### REQUIRED WORK
Starting at the top of the listing, extract every line up to and including the one with "const chart = echarts.init(document.getElementById('c'));". Pictures stay out of the copy.
════════════════════
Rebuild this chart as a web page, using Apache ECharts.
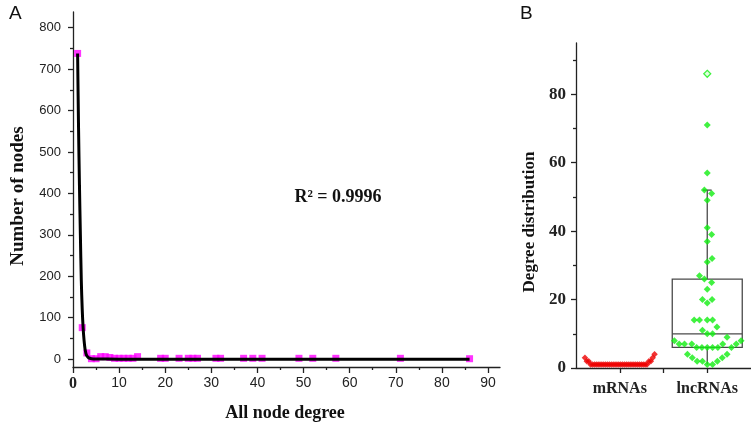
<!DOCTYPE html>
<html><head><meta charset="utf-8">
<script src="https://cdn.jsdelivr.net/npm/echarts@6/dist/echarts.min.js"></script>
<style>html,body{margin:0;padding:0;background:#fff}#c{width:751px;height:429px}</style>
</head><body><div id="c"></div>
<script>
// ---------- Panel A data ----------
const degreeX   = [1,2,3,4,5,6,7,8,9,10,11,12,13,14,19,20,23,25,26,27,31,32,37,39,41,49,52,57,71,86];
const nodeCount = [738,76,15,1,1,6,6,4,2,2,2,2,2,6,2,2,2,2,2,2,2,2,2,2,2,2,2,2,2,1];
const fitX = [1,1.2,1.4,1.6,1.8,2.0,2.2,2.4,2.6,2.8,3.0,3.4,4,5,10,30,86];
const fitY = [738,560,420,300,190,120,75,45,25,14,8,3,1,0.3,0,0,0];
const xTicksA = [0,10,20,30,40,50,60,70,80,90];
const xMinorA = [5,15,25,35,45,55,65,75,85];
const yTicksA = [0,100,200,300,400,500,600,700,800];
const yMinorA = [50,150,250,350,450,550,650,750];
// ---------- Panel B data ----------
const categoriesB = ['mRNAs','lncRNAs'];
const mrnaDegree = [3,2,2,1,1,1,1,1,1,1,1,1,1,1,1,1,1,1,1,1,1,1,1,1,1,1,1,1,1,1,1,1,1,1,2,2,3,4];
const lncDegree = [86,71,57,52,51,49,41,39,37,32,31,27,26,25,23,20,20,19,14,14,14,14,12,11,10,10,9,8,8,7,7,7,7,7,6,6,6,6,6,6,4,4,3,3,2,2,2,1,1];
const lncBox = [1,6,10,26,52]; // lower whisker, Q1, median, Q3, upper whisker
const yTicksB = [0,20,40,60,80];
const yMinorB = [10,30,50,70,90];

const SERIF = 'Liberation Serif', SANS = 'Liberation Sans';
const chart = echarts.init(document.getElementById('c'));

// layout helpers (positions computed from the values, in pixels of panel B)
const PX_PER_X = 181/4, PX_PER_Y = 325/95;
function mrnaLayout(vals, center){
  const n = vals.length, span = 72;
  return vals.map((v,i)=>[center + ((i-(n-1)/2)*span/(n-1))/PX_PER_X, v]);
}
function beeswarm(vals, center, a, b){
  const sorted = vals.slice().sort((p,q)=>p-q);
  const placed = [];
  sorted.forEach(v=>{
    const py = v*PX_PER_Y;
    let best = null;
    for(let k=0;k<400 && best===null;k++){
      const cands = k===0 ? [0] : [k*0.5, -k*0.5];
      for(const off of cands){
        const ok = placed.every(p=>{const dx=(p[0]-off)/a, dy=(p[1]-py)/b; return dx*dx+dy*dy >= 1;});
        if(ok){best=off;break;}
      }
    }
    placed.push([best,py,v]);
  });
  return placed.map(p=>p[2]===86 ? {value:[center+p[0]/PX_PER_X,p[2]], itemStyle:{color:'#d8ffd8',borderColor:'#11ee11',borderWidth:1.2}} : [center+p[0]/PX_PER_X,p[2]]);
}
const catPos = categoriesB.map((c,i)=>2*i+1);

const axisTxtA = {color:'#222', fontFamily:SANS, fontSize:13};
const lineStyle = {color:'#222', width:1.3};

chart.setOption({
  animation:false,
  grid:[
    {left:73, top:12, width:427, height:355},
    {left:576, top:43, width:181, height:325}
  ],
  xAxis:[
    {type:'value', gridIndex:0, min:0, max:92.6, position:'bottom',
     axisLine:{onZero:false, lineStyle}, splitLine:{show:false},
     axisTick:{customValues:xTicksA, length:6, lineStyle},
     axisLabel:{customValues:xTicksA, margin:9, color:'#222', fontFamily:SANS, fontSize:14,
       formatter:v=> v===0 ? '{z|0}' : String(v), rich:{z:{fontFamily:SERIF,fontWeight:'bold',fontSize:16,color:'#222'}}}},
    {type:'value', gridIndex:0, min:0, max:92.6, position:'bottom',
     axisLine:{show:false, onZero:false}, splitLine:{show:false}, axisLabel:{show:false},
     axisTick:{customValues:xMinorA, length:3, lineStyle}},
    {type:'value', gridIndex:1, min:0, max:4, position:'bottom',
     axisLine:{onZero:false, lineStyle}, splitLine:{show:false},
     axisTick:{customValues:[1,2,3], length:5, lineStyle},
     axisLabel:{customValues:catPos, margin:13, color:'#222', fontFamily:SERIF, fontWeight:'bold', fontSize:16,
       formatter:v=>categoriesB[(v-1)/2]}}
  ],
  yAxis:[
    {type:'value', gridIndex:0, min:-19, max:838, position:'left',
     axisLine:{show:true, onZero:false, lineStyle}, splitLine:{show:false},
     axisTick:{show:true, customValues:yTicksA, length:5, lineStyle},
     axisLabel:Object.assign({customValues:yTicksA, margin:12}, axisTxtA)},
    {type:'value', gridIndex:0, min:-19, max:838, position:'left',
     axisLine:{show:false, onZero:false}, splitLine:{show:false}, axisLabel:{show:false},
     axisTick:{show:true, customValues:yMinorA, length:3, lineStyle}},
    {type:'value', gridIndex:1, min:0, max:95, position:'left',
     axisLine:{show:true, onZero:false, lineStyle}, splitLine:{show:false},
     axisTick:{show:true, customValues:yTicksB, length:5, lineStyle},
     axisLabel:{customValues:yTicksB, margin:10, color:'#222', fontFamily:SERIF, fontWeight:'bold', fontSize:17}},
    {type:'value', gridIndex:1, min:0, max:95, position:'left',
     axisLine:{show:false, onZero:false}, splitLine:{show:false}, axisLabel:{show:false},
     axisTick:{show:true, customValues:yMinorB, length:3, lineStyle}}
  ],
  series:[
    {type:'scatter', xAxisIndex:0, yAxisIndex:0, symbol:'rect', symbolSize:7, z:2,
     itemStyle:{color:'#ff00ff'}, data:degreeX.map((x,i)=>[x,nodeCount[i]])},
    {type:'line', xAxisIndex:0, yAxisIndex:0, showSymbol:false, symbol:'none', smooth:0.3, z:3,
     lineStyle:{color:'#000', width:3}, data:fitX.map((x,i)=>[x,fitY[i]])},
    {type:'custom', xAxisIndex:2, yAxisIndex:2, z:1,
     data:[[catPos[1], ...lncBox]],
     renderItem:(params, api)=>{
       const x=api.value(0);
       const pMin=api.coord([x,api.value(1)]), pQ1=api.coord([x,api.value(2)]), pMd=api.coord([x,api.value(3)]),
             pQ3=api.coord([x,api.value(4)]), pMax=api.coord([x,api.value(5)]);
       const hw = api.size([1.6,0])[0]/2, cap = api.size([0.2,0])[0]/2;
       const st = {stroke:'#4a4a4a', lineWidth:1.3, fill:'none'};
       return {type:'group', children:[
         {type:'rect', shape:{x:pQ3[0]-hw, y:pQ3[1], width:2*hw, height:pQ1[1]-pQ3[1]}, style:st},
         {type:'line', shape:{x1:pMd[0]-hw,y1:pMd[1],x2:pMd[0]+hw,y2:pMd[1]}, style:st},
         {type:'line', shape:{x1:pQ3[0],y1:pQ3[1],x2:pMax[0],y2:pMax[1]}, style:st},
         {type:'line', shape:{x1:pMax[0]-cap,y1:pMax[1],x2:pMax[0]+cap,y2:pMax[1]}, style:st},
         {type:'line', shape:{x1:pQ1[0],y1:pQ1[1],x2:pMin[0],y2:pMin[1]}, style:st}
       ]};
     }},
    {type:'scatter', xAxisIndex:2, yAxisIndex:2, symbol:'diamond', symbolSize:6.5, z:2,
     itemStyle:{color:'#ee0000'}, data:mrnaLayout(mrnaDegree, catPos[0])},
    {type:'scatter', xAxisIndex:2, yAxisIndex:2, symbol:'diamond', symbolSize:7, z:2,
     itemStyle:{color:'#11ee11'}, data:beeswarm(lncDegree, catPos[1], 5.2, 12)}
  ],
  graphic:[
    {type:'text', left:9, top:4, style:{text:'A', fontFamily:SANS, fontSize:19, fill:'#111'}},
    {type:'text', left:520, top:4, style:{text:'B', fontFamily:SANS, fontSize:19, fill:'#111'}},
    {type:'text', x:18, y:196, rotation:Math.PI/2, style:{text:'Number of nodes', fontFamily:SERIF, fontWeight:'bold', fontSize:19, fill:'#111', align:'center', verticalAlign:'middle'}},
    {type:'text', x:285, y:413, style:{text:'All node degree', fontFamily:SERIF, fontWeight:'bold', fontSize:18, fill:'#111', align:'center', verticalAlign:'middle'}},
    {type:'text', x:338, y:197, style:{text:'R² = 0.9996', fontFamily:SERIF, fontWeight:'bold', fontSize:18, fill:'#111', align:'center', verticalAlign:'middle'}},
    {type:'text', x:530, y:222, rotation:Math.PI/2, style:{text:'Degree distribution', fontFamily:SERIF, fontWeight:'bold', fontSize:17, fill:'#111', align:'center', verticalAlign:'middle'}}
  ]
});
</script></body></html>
════════════════════
### EXERCISE OUTPUT
Rebuild this chart as a web page, using Apache ECharts.
<!DOCTYPE html>
<html><head><meta charset="utf-8">
<script src="https://cdn.jsdelivr.net/npm/echarts@6/dist/echarts.min.js"></script>
<style>html,body{margin:0;padding:0;background:#fff}#c{width:751px;height:429px}</style>
</head><body><div id="c"></div>
<script>
// ---------- Panel A data ----------
const degreeX   = [1,2,3,4,5,6,7,8,9,10,11,12,13,14,19,20,23,25,26,27,31,32,37,39,41,49,52,57,71,86];
const nodeCount = [738,76,15,1,1,6,6,4,2,2,2,2,2,6,2,2,2,2,2,2,2,2,2,2,2,2,2,2,2,1];
const fitX = [1,1.2,1.4,1.6,1.8,2.0,2.2,2.4,2.6,2.8,3.0,3.4,4,5,10,30,86];
const fitY = [738,560,420,300,190,120,75,45,25,14,8,3,1,0.3,0,0,0];
const xTicksA = [0,10,20,30,40,50,60,70,80,90];
const xMinorA = [5,15,25,35,45,55,65,75,85];
const yTicksA = [0,100,200,300,400,500,600,700,800];
const yMinorA = [50,150,250,350,450,550,650,750];
// ---------- Panel B data ----------
const categoriesB = ['mRNAs','lncRNAs'];
const mrnaDegree = [3,2,2,1,1,1,1,1,1,1,1,1,1,1,1,1,1,1,1,1,1,1,1,1,1,1,1,1,1,1,1,1,1,1,2,2,3,4];
const lncDegree = [86,71,57,52,51,49,41,39,37,32,31,27,26,25,23,20,20,19,14,14,14,14,12,11,10,10,9,8,8,7,7,7,7,7,6,6,6,6,6,6,4,4,3,3,2,2,2,1,1];
const lncBox = [1,6,10,26,52]; // lower whisker, Q1, median, Q3, upper whisker
const yTicksB = [0,20,40,60,80];
const yMinorB = [10,30,50,70,90];

const SERIF = 'Liberation Serif', SANS = 'Liberation Sans';
const chart = echarts.init(document.getElementById('c'));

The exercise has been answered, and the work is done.